Dalam sidang perdana, Pemohon menyampaikan Putusan MK yang menyatakan alat berat bukan moda transportasi sehingga syarat kendaraan bermotor dalam UU LLAJ tidak boleh diterapkan kepada alat berat. Namun, alat berat masih dikenakan pajak dan bea balik nama kendaraan bermotor sebagaimana diatur UU Pajak dan Retribusi Daerah.
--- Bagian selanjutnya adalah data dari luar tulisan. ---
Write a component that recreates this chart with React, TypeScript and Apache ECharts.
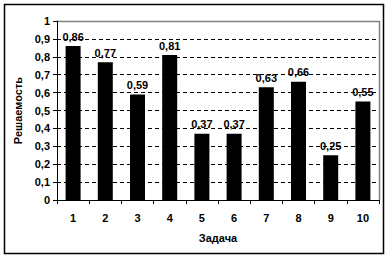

“Sesuai keputusan MK yang lalu, alat berat sudah diputuskan bukan lah kendaraan bermotor, sedangkan dalam UU Pajak dan Retribusi Daerah yang diujikan ini, di beberapa wilayah seperti DKI Jakarta, Kalimantan Timur, dan Papua diberlakukan pajak pada alat berat layaknya kendaraan bermotor,” jelas Nurdin.
Pasal 1 angka 13 menyebutkan, “Kendaraan Bermotor adalah semua kendaraan beroda beserta gandengannya yang digunakan di semua jenis jalan darat, dan digerakkan oleh peralatan teknik berupa motor atau peralatan lainnya yang berfungsi untuk mengubah suatu sumber daya energi tertentu menjadi tenaga gerak kendaraan bermotor yang bersangkutan, termasuk alat-alat berat dan alat-alat besar yang dalam operasinya menggunakan roda dan motor dan tidak melekat secara permanen serta kendaraan bermotor yang dioperasikan di air.”
Pasal 5 ayat (2) menyebutkan “Khusus untuk Kendaraan Bermotor yang digunakan di luar jalan umum, termasuk alat-alat berat dan alat-alar besar serta kendaraan di air, dasar pengenaan Pajak Kendaraan Bermotor adalah Nilai Jual Kendaraan Bermotor.”
Pasal 6 ayat (4) menyebutkan, “Tarif Pajak Kendaraan Bermotor alat-alat berat dan alat-alat besar ditetapkan paling rendah sebesar 0,1% (nol koma satu persen) dan paling tinggi sebesar 0,2% (nol koma dua persen).”
Pasal 12 ayat (2) menyebutkan “Khusus untuk Kendaraan Bermotor alat-alat berat dan alat-alat besar yang tidak menggunakan jalan umum tarif pajak ditetapkan paling tinggi masing-masing sebagai berikut: 1) penyerahan pertama sebesar 0,75% (nol koma tujuh puluh lima persen); dan 2) penyerahan kedua dan seterusnya sebesar 0,075% (nol koma nol tujuh puluh lima persen).”
Menurut Pemohon, pajak yang disamakan dengan kendaraan bermotor tersebut berakibat pada dikenakannya denda, kurungan atau pidana, bahkan penagihan pajak dengan paksa pada pemilik alat berat. Dengan demikian, terdapat adanya pelanggaran atas hak konstitusional dan perlakuan yang diskriminatif.
Pemohon menekankan pada hakikatnya tidak keberatan dengan adanya pajak atau retribusi, namun bukan berdasar ketentuan yang berlaku bagi kendaraan bermotor. Hal tersebut lantaran dasar hukum atas pengertian alat berat yang bukan moda transportasi sebagaimana Putusan MK.